Army chief Prayuth Chan-ocha finally decided to go for military intervention in the political crisis following more than six months of standoff between the caretaker government and the People's Democratic Reform Committee (PDRC).
The move came as no surprise. Gen Prayuth indicated last Thursday that the amy might not stay idle in his strongly worded statement after the fatal shooting and M79 grenade attacks at the Democracy Monument killed three people and injured 22 others.
But the last straw for the army commander was the announcement by the PDRC it would launch yet another ''final battle'' this coming weekend to culminate in the "decisive battle" next Monday. That was used to motivate the rival red-shirts of the United Front for Democracy against Dictatorship (UDD), which called a major rally to duel its rivals.
The country was moving towards a possible bloody clash between the two camps, leaving no choice for the army commander but to try to prevent it. As a general, he had only two choices: a military coup or martial law. He picked the softer option and did as he had promised in last week's statement, that the army does not want a coup because it would meaning tearing down the 2007 constitution.
Now, the army has declared it is in full control and abolished the government's Centre for the Administration of Peace and Order (Capo) as of 3am Thailand time Tuesday. But in effect, the caretaker government still functions, with the army in the driver's seat now.
Army intervention could end potential clashes between the PDRC and UDD. But Gen Prayuth has more to do than that.
The political positions of the two groups, plus the government, are too far apart to reach common ground. The PDRC demands reform before holding a new election and the UDD and the ruling Pheu Thai Party are pressing for new polls as soon as possible.
The two camps, indeed the whole country cautiously reacted to the declaration of martial law, with all waiting for Gen Prayuth's next move. He must exercise his influence quickly, and force them, first, to accept the reality that the ''winner takes all'' coupon of the PDRC leader Suthep Thaugsuban has expired.

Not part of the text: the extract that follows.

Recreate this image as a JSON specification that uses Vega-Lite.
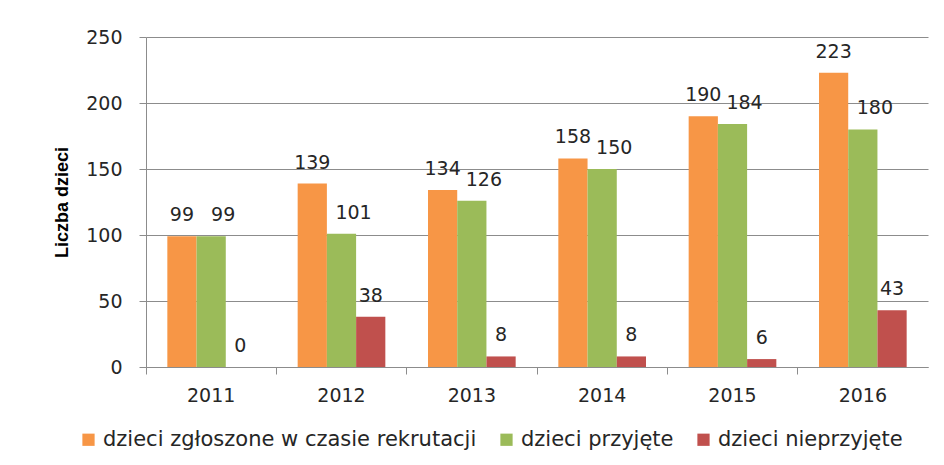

So has the same card held by UDD leader Jatuporn Prompan. So has the same zero-sum attitude of acting caretaker Prime Minister Niwattumrong Boonsongpaisan and his government.
The problem is how to twist arms to force, cajole or convince them to reach a compromise to end the political impasse. That will be a key test for the army commander and obviously it will not be an easy one.
The army is haunted by the 2006 military coup and the bloody crackdown on the red-shirts in 2010. That "victory" posed more problems than solutions for the country, failing entirely to end the political rifts among the various colour-coded groups.
Gen Prayuth's military reputation and legacy are on the line, as he will exit army service at the end of September. The country will suffer a huge blow if his decision about martial law fails to end the turmoil, or even if all conflicting parties remain defiant in their positions.
Everything is up to Gen Prayuth now to show his calibre.
Sadly for Thailand, the country returns to the circle of viciousness. The army had to intervene to try to end the conflict, although this time it's in the name of the martial law, not a military coup.
Saritdet Marukatat is Digital Editor of the Bangkok Post.